4. “Something there is that doesn’t love a wall.” Who and/or what are those something(s)?
5. . What simile does the speaker use near the end of the poem to describe his neighbor? What does this tell you about the speaker’s attitude toward him?
6. What do you think the wall symbolizes?
7. What is the author’s tone? What is the mood of this poem?
8. Explain the title.

JOURNAL # 51:


Haiku is a type of Japanese poetry that has seventeen syllables and just three lines. It is a short poem that captures a moment in nature. Often the last line contains a ‘surprise’ or interesting thought. Line 1 has 5 syllables, Line 2 has 7 syllables and Line 3 has 5 syllables.
Examples:

A bitter morning

Sparrows sitting together


Without any necks.



How beautifully


That kite soars up to the sky


From the small boy's hand.


Write at least one haiku poem about something you see in nature.

Monday, February 22, 2010

You're the doctor...

Have you ever known anyone like Holden?  Pretend you have agreed to become his counselor.  He's begun telling you this story of his escape from Pencey and his days in Manhattan.  What do you think is his biggest problem?  Is he healthy?  What strengths does he have?

Friday, February 12, 2010

Here are the third quarter's journal entries you should have done through February 12.
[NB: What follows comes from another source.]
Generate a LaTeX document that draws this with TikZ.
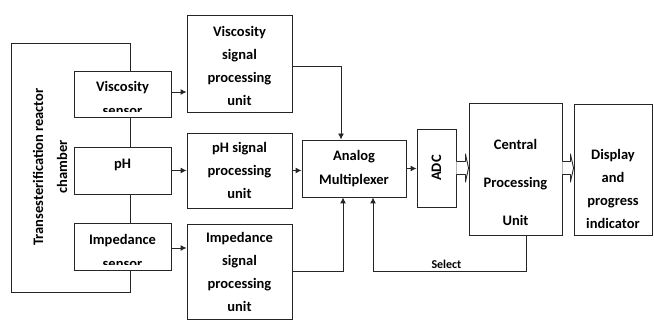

#40. The worst date ever...
#41.  The best date ever...
#42:  What three things do you do tghat may 'signal' to your firneds that you are not like everyone else?
#43:  J.D. Salinger passed away at the age of 91, having led a life in seclusion.  Based on what you've read in the novel, how do you imagine J.D. Salinger was like?
#44:  When I need the advice of an adult, I...
#45:  If you're choosing a menu for your last meal, what would it include.  Write detailed descriptions of each item.
#46:  Write two sentences describing a visit to the planet Jupiter.  In the first sentence your words should be arranged in alphabetical order.  In the second, your words must be in reverse alphabetical order.
#47:  Free write.
#48:  I wonder... start 10 sentences with these two words while revealing something about your personality in each.


BE SURE TO BRING YOUR CHAPTER 17 SUMMARY TO CLASS ON MONDAY, FEBRUARY 22.